In September 2007, the Clinic initiated an ATS suit on behalf of ten Bolivian plaintiffs against former Bolivian President Gonzalo Sánchez de Lozada and former Minister of Defense José Carlos Sánchez Berzaín. The case, Mamani, et al. v. Sánchez de Lozada and Sánchez Berzaín, alleges that the defendants were involved in a 2003 massacre that included targeted killings of civilians in contravention of international law, including prohibitions on extrajudicial killing and crimes against humanity.
The Washington Post called this the most significant ATS lawsuit against a former head of state since the case against Ferdinand Marcos.
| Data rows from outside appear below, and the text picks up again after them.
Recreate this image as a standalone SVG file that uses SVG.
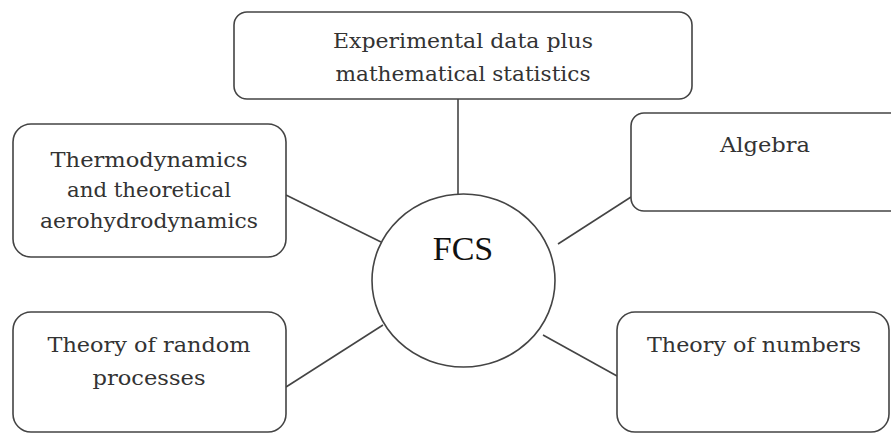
<svg xmlns="http://www.w3.org/2000/svg" width="891" height="435" viewBox="0 0 891 435">
<style>
.box{fill:#fff;stroke:#444;stroke-width:1.6}
.conn line{stroke:#444;stroke-width:1.6}
.lbl{font-family:"DejaVu Serif","Liberation Serif",serif;font-size:21px;fill:#333;text-anchor:middle}
.fcs{font-family:"Liberation Serif","Times New Roman",serif;font-size:34px;fill:#111;text-anchor:middle}
</style>
<rect width="891" height="435" fill="#fff"/>
<g class="conn" id="connectors">
<line x1="458" y1="99" x2="458" y2="194"/>
<line x1="286" y1="195" x2="381" y2="242"/>
<line x1="631" y1="197" x2="558" y2="244"/>
<line x1="286" y1="387" x2="383" y2="325"/>
<line x1="543" y1="335" x2="617" y2="376"/>
</g>
<g id="top">
<rect class="box" x="234" y="12" width="458" height="87" rx="13"/>
<text class="lbl" x="463" y="48" textLength="260" lengthAdjust="spacingAndGlyphs">Experimental data plus</text>
<text class="lbl" x="463" y="81" textLength="255" lengthAdjust="spacingAndGlyphs">mathematical statistics</text>
</g>
<g id="thermo">
<rect class="box" x="13" y="124" width="273" height="133" rx="18"/>
<text class="lbl" x="149" y="167" textLength="197" lengthAdjust="spacingAndGlyphs">Thermodynamics</text>
<text class="lbl" x="149" y="197" textLength="164" lengthAdjust="spacingAndGlyphs">and theoretical</text>
<text class="lbl" x="149" y="228" textLength="218" lengthAdjust="spacingAndGlyphs">aerohydrodynamics</text>
</g>
<g id="algebra">
<rect class="box" x="631" y="113" width="280" height="98" rx="13"/>
<text class="lbl" x="765" y="152" textLength="90" lengthAdjust="spacingAndGlyphs">Algebra</text>
</g>
<g id="random">
<rect class="box" x="13" y="312" width="273" height="120" rx="18"/>
<text class="lbl" x="149" y="352" textLength="203" lengthAdjust="spacingAndGlyphs">Theory of random</text>
<text class="lbl" x="149" y="385" textLength="113" lengthAdjust="spacingAndGlyphs">processes</text>
</g>
<g id="numbers">
<rect class="box" x="617" y="312" width="272" height="120" rx="18"/>
<text class="lbl" x="754" y="352" textLength="214" lengthAdjust="spacingAndGlyphs">Theory of numbers</text>
</g>
<g id="fcs">
<ellipse class="box" cx="463.5" cy="280.5" rx="91.5" ry="86.5"/>
<text class="fcs" x="463" y="260">FCS</text>
</g>
</svg>
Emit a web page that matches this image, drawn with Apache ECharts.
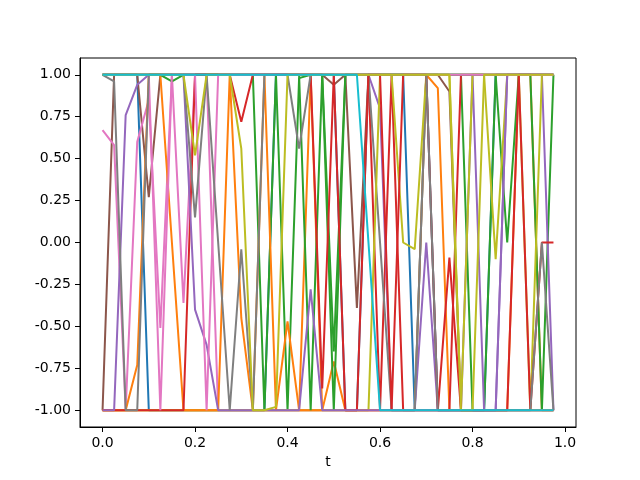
<!DOCTYPE html>
<html>
<head>
    <meta charset="utf-8">
    <title>t lines</title>
    <script src="https://cdn.jsdelivr.net/npm/echarts@6/dist/echarts.min.js"></script>
</head>
<style>
  body { margin: 0; background: #fff; }
</style>
<body>
    <div id="main" style="width: 640px;height:480px;"></div>
    <script type="text/javascript">
    // x values (t)
    var tValues = [0, 0.025, 0.05, 0.075, 0.1, 0.125, 0.15, 0.175, 0.2, 0.225,
                   0.25, 0.275, 0.3, 0.325, 0.35, 0.375, 0.4, 0.425, 0.45, 0.475,
                   0.5, 0.525, 0.55, 0.575, 0.6, 0.625, 0.65, 0.675, 0.7, 0.725,
                   0.75, 0.775, 0.8, 0.825, 0.85, 0.875, 0.9, 0.925, 0.95, 0.975];
    var xTicks = [0, 0.2, 0.4, 0.6, 0.8, 1.0];
    var yTicks = [-1, -0.75, -0.5, -0.25, 0, 0.25, 0.5, 0.75, 1];

    var blueA = [1,1,1,1,-1,-1,-1,-1,-1,-1, -1,-1,-1,-1,-1,1,1,1,1,1, 1,-1,-1,1,1,1,1,-1,1,-1, -1,-1,-1,-1,1,1,1,1,1,1];
    var orangeA = [-1,-1,-1,-1,-1,-1,-1,-1,-1,-1, -1,-1,-1,-1,-1,-1,-1,-1,1,-1, -1,-1,-1,-1,-1,-1,-1,-1,1,0.92, -1,-1,-1,-1,-1,-1,1,1,-1,-1];
    var greenA = [1,1,1,1,1,1,1,1,1,1, 1,1,1,1,-1,1,-1,0.98,1,1, -0.65,1,1,1,1,1,1,1,1,1, 1,1,-1,-1,1,0,1,1,-1,1];
    var redA = [1,1,1,1,1,1,1,1,1,1, 1,1,1,1,1,1,1,1,1,1, 1,1,1,1,-1,1,-1,-1,-1,-1, -1,1,1,1,1,1,1,1,1,1];
    var purpleA = [1,1,1,1,1,1,1,1,1,1, 1,1,1,1,1,1,1,1,1,1, 1,1,1,1,0.8,-1,-1,-1,0,-1, -1,-1,1,-1,-1,1,1,1,1,-1];
    var brownA = [-1,1,1,1,0.27,1,1,1,1,1, 1,1,1,1,1,1,1,1,1,1, 0.94,1,-0.39,1,1,1,1,1,1,1, 0.9,-1,-1,-1,-1,-1,-1,-1,-1,-1];
    var pinkA = [0.67,0.58,-1,0.6,0.85,-0.51,1,-0.36,1,1, -1,-1,-1,-1,-1,-1,-1,-1,-1,-1, -1,-1,-1,-1,-1,-1,-1,-1,-1,-1, -1,-1,-1,-1,-1,-1,-1,-1,-1,-1];
    var grayA = [1,1,1,1,1,1,1,1,1,1, 1,1,1,1,1,1,1,1,1,1, 1,1,1,1,0,-1,-1,-1,1,1, 1,1,1,1,1,1,1,1,1,1];
    var oliveA = [-1,-1,-1,-1,-1,-1,-1,-1,-1,-1, -1,-1,-1,-1,-1,-1,-1,-1,-1,-1, -1,-1,-1,-1,1,1,0,-0.04,1,1, 1,-1,1,1,-0.1,1,1,-1,1,1];
    var orangeB = [-1,-1,-1,-0.73,1,1,0,-1,-1,-1, -1,1,-0.45,-1,1,-1,-0.47,-1,-1,-1, -0.71,-1,-1,-1,-1,-1,-1,-1,-1,-1, -1,-1,-1,-1,-1,-1,-1,-1,-1,-1];
    var greenB = [1,1,1,1,1,1,0.96,1,1,1, 1,1,1,1,1,1,1,1,-1,1, -1,1,1,1,1,1,1,1,1,1, 1,1,1,1,1,1,1,1,1,1];
    var redB = [-1,-1,-1,-1,-1,-1,-1,-1,1,1, 1,1,0.72,1,1,1,1,1,1,-0.87, 1,-1,-1,1,1,-1,1,1,1,-1, -0.09,-1,-1,-1,-1,-1,1,-1,0,0];
    var purpleB = [-1,-1,0.76,0.94,1,1,1,1,-0.4,-0.61, -1,-1,-1,-1,-1,-1,-1,-1,-0.28,-1, -1,-1,-1,-1,-1,-1,-1,-1,-1,-1, -1,-1,-1,-1,-1,1,1,1,1,1];
    var pinkB = [1,1,1,1,1,-1,1,1,1,-1, 1,1,1,1,1,1,1,1,1,1, 1,1,1,1,1,1,1,1,1,1, 1,1,1,1,1,1,1,1,1,1];
    var grayB = [1,0.96,-1,-1,1,1,1,1,0.15,1, 0,-1,-0.04,-1,1,1,1,0.56,1,1, 1,1,1,1,1,1,1,1,1,-1, -1,-1,-1,-1,-1,-1,-1,-1,0,-1];
    var oliveB = [1,1,1,1,1,1,1,1,0.52,1, 1,1,0.56,-1,-1,-0.98,1,1,1,1, 1,1,1,1,1,1,1,1,1,1, 1,-1,-1,1,1,1,1,1,1,1];
    var cyan = [1,1,1,1,1,1,1,1,1,1, 1,1,1,1,1,1,1,1,1,1, 1,1,1,0,-1,-1,-1,-1,-1,-1, -1,-1,-1,-1,-1,-1,-1,-1,-1,-1];

    // draw order matters: later lines sit on top
    var lines = [
        [blueA, '#1f77b4'], [orangeA, '#ff7f0e'], [greenA, '#2ca02c'], [redA, '#d62728'],
        [purpleA, '#9467bd'], [brownA, '#8c564b'], [pinkA, '#e377c2'], [grayA, '#7f7f7f'],
        [oliveA, '#bcbd22'], [orangeB, '#ff7f0e'], [greenB, '#2ca02c'], [redB, '#d62728'],
        [purpleB, '#9467bd'], [pinkB, '#e377c2'], [grayB, '#7f7f7f'], [oliveB, '#bcbd22'],
        [cyan, '#17becf']
    ];

    var myChart = echarts.init(document.getElementById('main'));
    var labelFont = { color: '#000', fontSize: 14, fontFamily: 'DejaVu Sans' };

    var series = lines.map(function (l) {
        return {
            type: 'line',
            data: tValues.map(function (t, i) { return [t, l[0][i]]; }),
            showSymbol: false,
            lineStyle: { color: l[1], width: 2 },
            itemStyle: { color: l[1] },
            emphasis: { disabled: true }
        };
    });

    var option = {
        animation: false,
        grid: { left: 80, right: 64, top: 58, bottom: 53, show: true, borderColor: '#000', borderWidth: 1 },
        xAxis: {
            type: 'value',
            min: -0.04875,
            max: 1.02375,
            name: 't',
            nameLocation: 'middle',
            nameGap: 26,
            nameTextStyle: labelFont,
            axisLine: { show: true, onZero: false, lineStyle: { color: '#000' } },
            axisTick: { show: true, length: 5, lineStyle: { color: '#000' }, customValues: xTicks },
            axisLabel: Object.assign({ margin: 9, customValues: xTicks, formatter: function (v) { return v.toFixed(1); } }, labelFont),
            splitLine: { show: false }
        },
        yAxis: {
            type: 'value',
            min: -1.1,
            max: 1.1,
            axisLine: { show: true, onZero: false, lineStyle: { color: '#000' } },
            axisTick: { show: true, length: 5, lineStyle: { color: '#000' }, customValues: yTicks },
            axisLabel: Object.assign({ margin: 9, customValues: yTicks, formatter: function (v) { return v.toFixed(2); } }, labelFont),
            splitLine: { show: false }
        },
        series: series
    };
    myChart.setOption(option);
    </script>
</body>
</html>
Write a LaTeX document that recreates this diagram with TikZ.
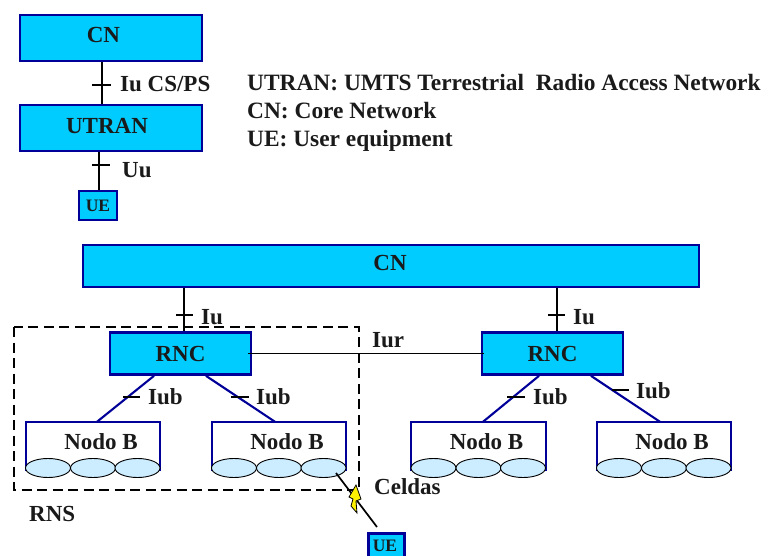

On September 19, 2011, the Clinic and its partners filed a petition for rehearing or rehearing en banc following the Eleventh Circuit’s August 2011 ruling. Four amicus curiae briefs—addressing the standards for extrajudicial killing, crimes against humanity, command responsibility, and pleadings requirements—were filed in support of the petition for rehearing.
Background on the case
As co-counsel, the Clinic has been involved at every stage of the litigation. During the Fall 2007 term, the Clinic participated in drafting the complaint, having previously undertaken three investigative missions in 2007 to interview victims and witnesses in Bolivia. During the Spring 2008 semester, the Clinic performed extensive legal research and drafting for the opposition to the defendants’ motion to dismiss. During the Fall 2008 semester, the Clinic assisted with preparation for an October 2008 hearing on the motion to dismiss before the U.S. District Court for the Southern District of Florida, including organizing moot court sessions with the litigation team. In November 2009, the district court ruled in plaintiffs’ favor on the motion to dismiss, allowing claims for crimes against humanity and extrajudicial killings to move forward against both defendants. During the Fall 2010 semester, the Clinic prepared briefing in an appeal to the Eleventh Circuit and, during the Spring 2011 semester, worked with co-counsel to moot and prepare for oral argument. The Clinic has also conducting fact-finding missions to Bolivia to support the litigation.
The partner attorneys on the case are Judith Brown Chomsky and Beth Stephens of the Center for Constitutional Rights; Steven Schulman, Michael Small, and Jeremy Bollinger, of Akin, Gump, Strauss, Hauer & Feld, LLP; David Rudovsky of Kairys, Rudovsky, Messing & Feinberg, LLP; and Paul Hoffman of Schonbrun, De Simone, Seplow, Harris & Hoffman, LLP.